- WORK REQUIRED -
Leave the pictures out and retype the lines from the beginning through the line with "(0,0) rectangle (1839,1087);", both ends included.

- DATA SHOWN -
****

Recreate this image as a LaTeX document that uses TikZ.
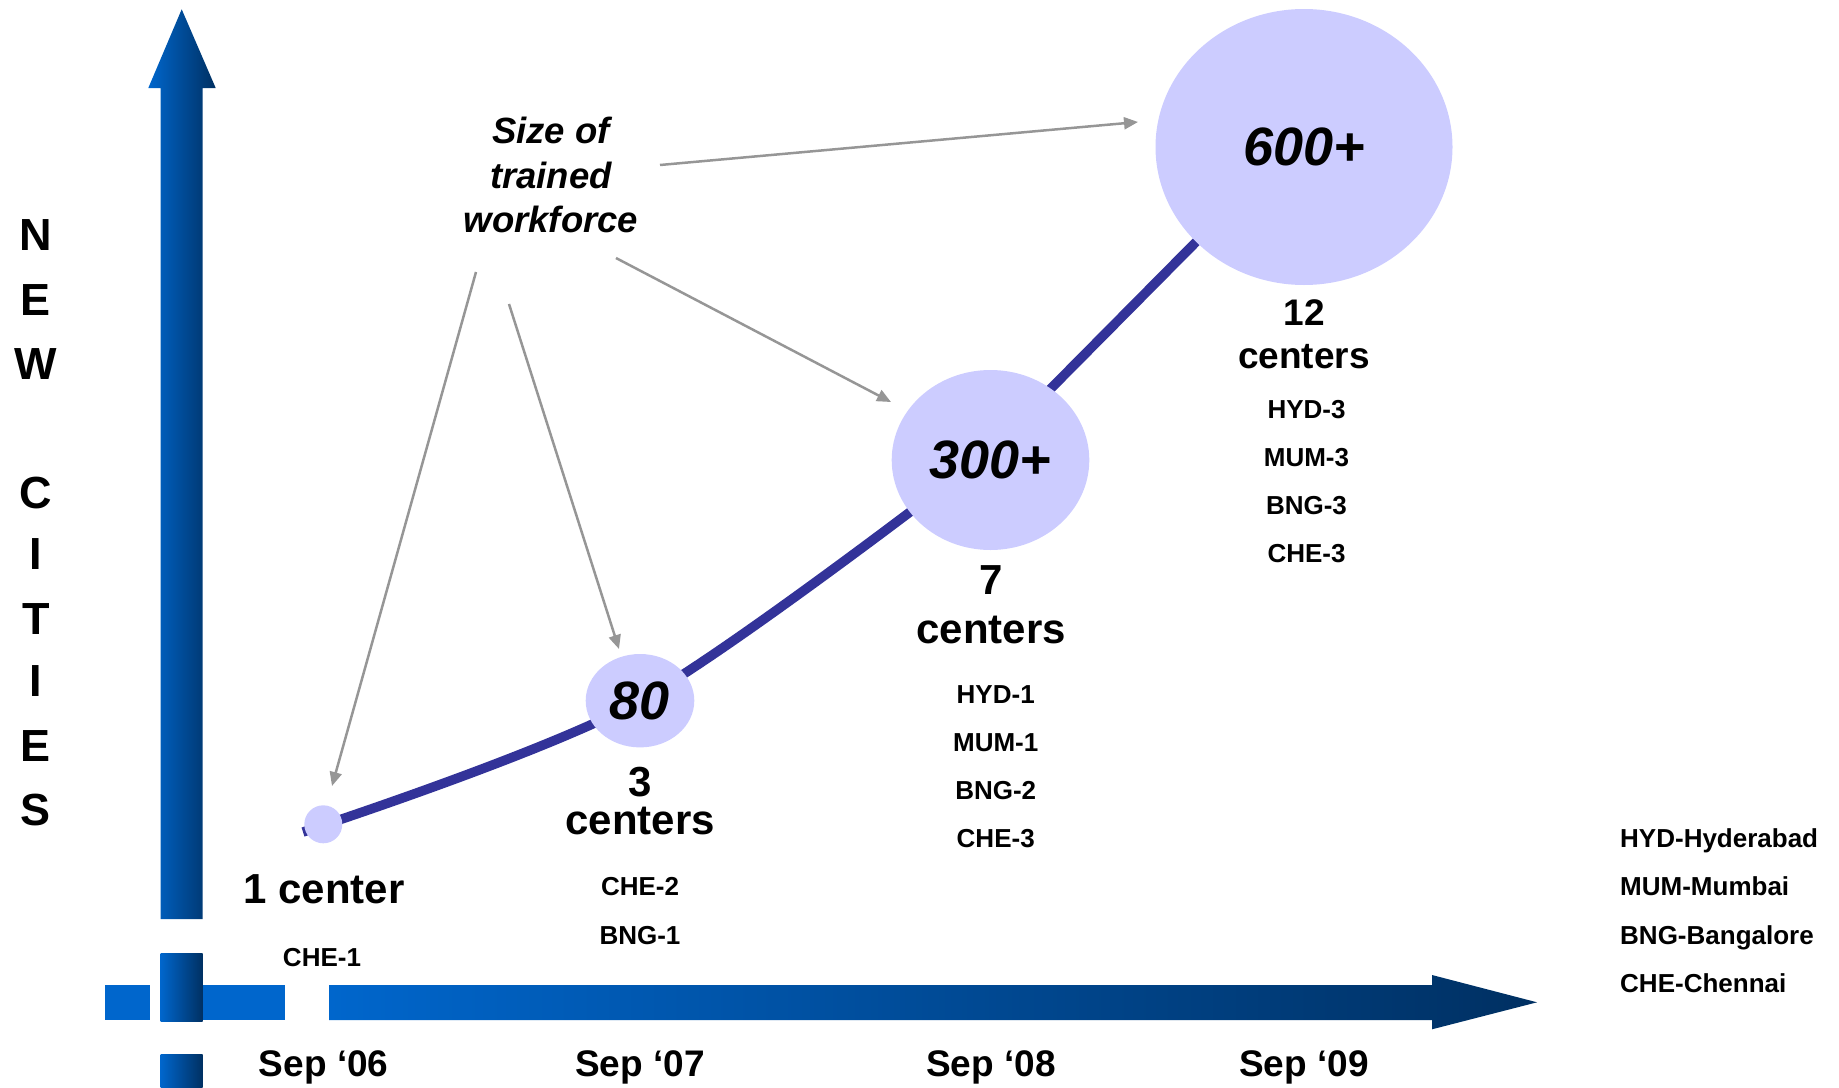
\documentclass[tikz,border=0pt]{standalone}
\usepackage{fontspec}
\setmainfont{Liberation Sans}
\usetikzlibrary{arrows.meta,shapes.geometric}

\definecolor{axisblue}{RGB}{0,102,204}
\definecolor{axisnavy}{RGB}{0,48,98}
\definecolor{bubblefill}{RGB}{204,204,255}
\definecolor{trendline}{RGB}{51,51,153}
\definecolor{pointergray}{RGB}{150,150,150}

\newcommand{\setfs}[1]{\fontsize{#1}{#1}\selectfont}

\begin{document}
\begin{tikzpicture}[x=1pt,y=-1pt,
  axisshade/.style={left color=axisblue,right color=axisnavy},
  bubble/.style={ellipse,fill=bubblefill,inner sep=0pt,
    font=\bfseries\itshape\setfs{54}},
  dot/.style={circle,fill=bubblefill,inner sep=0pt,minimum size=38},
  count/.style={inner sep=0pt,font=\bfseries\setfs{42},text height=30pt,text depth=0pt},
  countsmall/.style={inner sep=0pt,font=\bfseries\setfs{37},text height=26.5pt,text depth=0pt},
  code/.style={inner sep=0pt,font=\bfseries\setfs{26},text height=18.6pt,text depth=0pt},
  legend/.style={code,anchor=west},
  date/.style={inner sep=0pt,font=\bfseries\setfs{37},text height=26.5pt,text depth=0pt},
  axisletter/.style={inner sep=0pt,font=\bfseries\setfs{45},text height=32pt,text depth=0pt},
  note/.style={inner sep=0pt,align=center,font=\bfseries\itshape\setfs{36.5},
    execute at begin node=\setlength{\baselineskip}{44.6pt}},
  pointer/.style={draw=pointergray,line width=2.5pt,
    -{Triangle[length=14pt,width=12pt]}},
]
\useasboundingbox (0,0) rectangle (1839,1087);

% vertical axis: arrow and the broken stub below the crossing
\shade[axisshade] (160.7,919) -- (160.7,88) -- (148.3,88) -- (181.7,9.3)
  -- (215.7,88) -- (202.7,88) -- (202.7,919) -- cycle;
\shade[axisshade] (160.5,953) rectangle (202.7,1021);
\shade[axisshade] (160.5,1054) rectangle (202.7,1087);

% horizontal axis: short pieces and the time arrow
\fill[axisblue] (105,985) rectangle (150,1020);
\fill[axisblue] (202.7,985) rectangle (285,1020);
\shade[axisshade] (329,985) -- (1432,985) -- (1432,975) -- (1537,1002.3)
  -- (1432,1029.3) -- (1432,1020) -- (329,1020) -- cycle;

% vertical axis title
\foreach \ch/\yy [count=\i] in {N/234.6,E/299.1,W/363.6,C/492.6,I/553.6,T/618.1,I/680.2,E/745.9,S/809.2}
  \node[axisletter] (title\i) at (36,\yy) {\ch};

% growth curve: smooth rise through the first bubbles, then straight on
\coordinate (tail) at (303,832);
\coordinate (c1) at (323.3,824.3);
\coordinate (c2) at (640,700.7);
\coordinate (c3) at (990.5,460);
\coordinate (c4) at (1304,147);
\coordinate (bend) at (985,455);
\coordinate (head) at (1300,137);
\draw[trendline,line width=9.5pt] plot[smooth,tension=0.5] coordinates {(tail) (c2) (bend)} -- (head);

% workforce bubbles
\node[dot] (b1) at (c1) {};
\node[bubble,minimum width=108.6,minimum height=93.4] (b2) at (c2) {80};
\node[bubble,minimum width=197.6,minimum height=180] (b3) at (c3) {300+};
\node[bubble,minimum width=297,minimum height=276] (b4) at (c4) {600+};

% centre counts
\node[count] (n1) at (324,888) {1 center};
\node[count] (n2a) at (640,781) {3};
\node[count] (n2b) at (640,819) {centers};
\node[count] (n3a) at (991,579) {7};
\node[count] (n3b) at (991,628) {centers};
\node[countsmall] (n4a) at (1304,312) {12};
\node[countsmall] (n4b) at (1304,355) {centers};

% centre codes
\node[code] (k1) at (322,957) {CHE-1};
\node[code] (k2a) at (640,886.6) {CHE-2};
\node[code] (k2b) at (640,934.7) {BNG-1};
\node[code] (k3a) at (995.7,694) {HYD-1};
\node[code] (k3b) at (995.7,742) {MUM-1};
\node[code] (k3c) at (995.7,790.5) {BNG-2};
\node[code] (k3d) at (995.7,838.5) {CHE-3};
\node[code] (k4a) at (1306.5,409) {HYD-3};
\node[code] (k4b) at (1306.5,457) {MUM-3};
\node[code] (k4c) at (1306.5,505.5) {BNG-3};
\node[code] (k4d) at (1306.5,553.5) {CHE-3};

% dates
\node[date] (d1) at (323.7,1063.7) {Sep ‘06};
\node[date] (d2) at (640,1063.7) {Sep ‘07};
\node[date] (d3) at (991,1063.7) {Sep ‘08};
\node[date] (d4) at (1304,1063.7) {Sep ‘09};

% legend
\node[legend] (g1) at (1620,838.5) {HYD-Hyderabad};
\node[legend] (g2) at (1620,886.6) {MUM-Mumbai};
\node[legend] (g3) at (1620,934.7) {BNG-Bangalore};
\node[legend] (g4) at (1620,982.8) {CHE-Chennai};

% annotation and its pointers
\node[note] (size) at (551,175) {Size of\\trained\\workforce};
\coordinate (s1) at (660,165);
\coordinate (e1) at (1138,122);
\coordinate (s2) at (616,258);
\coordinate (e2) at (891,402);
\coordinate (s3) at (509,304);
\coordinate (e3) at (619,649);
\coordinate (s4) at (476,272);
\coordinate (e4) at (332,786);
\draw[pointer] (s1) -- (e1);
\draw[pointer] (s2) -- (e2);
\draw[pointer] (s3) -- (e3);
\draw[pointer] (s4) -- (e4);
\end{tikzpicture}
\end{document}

****

- FULL SOLUTION -
Recreate this image as a LaTeX document that uses TikZ.
\documentclass[tikz,border=0pt]{standalone}
\usepackage{fontspec}
\setmainfont{Liberation Sans}
\usetikzlibrary{arrows.meta,shapes.geometric}

\definecolor{axisblue}{RGB}{0,102,204}
\definecolor{axisnavy}{RGB}{0,48,98}
\definecolor{bubblefill}{RGB}{204,204,255}
\definecolor{trendline}{RGB}{51,51,153}
\definecolor{pointergray}{RGB}{150,150,150}

\newcommand{\setfs}[1]{\fontsize{#1}{#1}\selectfont}

\begin{document}
\begin{tikzpicture}[x=1pt,y=-1pt,
  axisshade/.style={left color=axisblue,right color=axisnavy},
  bubble/.style={ellipse,fill=bubblefill,inner sep=0pt,
    font=\bfseries\itshape\setfs{54}},
  dot/.style={circle,fill=bubblefill,inner sep=0pt,minimum size=38},
  count/.style={inner sep=0pt,font=\bfseries\setfs{42},text height=30pt,text depth=0pt},
  countsmall/.style={inner sep=0pt,font=\bfseries\setfs{37},text height=26.5pt,text depth=0pt},
  code/.style={inner sep=0pt,font=\bfseries\setfs{26},text height=18.6pt,text depth=0pt},
  legend/.style={code,anchor=west},
  date/.style={inner sep=0pt,font=\bfseries\setfs{37},text height=26.5pt,text depth=0pt},
  axisletter/.style={inner sep=0pt,font=\bfseries\setfs{45},text height=32pt,text depth=0pt},
  note/.style={inner sep=0pt,align=center,font=\bfseries\itshape\setfs{36.5},
    execute at begin node=\setlength{\baselineskip}{44.6pt}},
  pointer/.style={draw=pointergray,line width=2.5pt,
    -{Triangle[length=14pt,width=12pt]}},
]
\useasboundingbox (0,0) rectangle (1839,1087);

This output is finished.